◆ Task brief:
Pull out the lines from the line containing "Give me the matplotlib source for this chart." through the line containing "plt.rcParams['font.family'] = ['Liberation", both lines included, and copy them exactly.

Figure scripts:
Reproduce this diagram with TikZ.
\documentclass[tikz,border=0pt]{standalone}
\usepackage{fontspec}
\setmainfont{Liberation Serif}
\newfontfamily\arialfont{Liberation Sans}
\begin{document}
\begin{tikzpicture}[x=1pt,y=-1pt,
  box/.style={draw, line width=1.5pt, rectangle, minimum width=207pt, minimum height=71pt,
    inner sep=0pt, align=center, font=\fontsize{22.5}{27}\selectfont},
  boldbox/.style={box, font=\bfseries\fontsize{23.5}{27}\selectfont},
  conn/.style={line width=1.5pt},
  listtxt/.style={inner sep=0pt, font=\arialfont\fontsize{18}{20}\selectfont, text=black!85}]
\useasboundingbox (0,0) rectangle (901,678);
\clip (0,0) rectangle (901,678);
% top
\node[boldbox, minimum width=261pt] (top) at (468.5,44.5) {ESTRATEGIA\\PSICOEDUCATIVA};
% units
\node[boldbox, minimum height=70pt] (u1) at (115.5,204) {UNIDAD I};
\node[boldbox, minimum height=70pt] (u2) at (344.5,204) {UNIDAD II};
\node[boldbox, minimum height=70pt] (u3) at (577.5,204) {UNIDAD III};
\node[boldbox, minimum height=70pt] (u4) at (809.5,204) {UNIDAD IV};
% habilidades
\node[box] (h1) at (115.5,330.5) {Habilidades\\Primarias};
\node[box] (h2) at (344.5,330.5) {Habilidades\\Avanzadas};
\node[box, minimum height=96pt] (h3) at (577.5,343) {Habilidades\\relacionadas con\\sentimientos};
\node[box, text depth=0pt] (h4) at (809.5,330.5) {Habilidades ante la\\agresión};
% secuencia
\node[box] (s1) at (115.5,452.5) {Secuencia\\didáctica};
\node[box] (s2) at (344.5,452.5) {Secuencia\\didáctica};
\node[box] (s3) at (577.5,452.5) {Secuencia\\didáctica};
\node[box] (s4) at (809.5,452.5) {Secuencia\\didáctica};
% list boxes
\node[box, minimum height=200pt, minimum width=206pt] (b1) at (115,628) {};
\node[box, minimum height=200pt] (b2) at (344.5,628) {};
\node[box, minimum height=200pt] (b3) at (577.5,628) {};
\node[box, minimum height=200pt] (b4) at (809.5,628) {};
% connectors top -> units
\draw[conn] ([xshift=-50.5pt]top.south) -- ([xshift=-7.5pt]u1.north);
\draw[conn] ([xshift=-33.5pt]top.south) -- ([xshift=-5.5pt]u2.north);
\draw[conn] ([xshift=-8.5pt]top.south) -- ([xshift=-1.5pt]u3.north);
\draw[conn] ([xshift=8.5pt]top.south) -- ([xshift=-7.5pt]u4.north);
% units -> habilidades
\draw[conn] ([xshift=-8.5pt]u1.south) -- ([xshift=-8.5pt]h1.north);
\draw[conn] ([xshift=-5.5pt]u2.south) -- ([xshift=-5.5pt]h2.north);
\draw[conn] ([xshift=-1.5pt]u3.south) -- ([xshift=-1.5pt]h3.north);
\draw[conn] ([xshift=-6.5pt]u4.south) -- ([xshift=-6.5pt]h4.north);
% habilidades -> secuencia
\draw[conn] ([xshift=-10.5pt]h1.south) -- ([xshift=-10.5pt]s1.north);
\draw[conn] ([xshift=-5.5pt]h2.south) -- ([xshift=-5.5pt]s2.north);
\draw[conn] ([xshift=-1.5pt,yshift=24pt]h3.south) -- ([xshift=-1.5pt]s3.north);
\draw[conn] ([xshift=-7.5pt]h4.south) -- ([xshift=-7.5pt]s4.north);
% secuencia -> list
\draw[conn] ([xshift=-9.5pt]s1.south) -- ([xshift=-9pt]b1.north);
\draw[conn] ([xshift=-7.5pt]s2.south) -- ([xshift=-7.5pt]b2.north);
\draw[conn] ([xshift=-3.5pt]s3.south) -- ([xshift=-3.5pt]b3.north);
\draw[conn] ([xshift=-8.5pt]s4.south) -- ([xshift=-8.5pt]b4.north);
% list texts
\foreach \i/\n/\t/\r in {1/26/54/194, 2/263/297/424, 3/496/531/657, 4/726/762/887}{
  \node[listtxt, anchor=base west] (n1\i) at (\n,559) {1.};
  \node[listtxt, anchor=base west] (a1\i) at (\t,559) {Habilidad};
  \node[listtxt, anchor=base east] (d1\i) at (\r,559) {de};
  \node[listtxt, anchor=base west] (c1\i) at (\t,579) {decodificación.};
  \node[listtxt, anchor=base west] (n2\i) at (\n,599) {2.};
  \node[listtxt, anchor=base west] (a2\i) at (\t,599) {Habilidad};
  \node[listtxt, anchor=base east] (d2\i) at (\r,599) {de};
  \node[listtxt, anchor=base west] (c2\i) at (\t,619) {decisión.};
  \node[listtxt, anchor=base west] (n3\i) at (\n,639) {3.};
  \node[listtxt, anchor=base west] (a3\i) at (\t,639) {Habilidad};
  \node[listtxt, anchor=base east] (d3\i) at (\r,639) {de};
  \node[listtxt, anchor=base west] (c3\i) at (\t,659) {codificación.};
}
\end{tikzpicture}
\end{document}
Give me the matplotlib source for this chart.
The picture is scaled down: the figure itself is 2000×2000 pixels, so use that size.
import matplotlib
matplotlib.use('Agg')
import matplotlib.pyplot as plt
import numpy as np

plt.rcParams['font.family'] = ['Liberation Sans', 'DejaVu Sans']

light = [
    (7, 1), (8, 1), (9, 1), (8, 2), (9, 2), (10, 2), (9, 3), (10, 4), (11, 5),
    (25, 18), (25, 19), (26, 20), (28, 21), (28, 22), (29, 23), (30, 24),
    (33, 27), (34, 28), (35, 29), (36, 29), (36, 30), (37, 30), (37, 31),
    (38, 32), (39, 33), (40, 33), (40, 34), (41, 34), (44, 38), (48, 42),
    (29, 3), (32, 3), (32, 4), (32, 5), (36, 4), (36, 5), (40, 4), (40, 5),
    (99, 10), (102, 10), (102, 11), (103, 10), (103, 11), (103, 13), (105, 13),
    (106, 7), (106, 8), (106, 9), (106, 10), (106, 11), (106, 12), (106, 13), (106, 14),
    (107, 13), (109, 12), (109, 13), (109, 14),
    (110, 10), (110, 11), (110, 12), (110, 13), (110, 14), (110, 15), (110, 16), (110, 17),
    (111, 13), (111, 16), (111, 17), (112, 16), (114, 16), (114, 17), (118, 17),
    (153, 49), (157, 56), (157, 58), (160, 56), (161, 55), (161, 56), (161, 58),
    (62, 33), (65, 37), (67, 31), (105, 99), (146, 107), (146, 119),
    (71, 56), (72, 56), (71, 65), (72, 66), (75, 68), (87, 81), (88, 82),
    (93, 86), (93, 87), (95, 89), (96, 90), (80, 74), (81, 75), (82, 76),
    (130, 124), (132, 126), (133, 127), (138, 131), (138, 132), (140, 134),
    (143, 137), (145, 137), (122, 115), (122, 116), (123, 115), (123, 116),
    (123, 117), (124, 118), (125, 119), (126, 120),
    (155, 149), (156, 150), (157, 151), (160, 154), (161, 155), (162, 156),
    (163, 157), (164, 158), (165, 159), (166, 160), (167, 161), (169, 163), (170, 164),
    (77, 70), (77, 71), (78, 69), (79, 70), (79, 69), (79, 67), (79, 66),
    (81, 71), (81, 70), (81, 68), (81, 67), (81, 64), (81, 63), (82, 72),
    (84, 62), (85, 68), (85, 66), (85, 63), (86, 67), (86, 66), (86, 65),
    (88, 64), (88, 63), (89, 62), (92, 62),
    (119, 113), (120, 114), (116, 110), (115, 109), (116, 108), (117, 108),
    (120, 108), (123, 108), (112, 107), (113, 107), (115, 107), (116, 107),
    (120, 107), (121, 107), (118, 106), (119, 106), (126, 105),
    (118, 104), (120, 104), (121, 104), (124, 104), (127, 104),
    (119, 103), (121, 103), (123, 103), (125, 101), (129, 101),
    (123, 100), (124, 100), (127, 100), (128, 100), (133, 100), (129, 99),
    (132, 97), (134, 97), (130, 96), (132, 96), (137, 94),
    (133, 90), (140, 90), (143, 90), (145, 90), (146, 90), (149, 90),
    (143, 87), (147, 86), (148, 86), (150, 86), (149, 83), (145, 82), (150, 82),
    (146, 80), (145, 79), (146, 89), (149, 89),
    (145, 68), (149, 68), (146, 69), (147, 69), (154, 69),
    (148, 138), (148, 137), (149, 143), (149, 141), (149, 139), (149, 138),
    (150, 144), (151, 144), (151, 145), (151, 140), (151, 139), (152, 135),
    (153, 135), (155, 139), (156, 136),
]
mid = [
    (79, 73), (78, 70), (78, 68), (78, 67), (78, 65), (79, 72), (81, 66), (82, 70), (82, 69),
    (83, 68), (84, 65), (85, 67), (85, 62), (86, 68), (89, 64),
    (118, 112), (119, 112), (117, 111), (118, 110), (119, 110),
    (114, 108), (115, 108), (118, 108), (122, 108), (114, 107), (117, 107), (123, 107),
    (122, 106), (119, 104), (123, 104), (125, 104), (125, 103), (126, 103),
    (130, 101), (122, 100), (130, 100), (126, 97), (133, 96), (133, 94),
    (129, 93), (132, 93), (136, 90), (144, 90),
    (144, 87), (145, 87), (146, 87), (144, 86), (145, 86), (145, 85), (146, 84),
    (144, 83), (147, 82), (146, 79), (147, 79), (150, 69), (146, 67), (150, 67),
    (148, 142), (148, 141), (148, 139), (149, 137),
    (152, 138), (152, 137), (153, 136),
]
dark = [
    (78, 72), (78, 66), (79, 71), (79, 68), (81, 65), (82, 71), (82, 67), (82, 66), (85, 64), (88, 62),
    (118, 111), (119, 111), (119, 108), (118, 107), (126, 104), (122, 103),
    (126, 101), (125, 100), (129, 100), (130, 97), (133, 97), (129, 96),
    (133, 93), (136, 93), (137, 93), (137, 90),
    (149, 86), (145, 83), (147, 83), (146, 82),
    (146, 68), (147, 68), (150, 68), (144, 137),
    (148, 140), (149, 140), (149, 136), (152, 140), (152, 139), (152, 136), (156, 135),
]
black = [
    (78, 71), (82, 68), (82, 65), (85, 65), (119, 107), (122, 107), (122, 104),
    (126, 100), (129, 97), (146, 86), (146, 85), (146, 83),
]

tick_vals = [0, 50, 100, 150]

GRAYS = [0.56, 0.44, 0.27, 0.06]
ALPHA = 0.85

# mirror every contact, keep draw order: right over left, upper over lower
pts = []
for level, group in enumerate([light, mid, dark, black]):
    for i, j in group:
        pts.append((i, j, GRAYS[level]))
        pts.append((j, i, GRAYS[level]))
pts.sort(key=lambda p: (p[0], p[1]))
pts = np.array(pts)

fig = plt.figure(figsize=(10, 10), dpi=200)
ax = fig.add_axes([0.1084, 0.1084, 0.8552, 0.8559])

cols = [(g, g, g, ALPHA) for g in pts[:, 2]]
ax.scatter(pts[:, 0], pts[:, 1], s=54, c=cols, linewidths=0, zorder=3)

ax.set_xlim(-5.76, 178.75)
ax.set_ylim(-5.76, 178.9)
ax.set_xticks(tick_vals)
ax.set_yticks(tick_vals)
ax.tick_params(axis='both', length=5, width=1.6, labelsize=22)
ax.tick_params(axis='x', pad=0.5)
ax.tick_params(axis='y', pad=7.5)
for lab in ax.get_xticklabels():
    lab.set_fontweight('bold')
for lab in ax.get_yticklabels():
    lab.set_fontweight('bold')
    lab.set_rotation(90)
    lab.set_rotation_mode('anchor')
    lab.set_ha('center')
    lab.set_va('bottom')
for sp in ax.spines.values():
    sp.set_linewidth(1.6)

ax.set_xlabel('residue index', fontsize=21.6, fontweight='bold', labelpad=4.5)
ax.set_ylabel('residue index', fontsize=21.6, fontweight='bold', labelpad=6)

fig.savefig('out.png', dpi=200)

◆ Output below:
Give me the matplotlib source for this chart.
The picture is scaled down: the figure itself is 2000×2000 pixels, so use that size.
import matplotlib
matplotlib.use('Agg')
import matplotlib.pyplot as plt
import numpy as np

plt.rcParams['font.family'] = ['Liberation Sans', 'DejaVu Sans']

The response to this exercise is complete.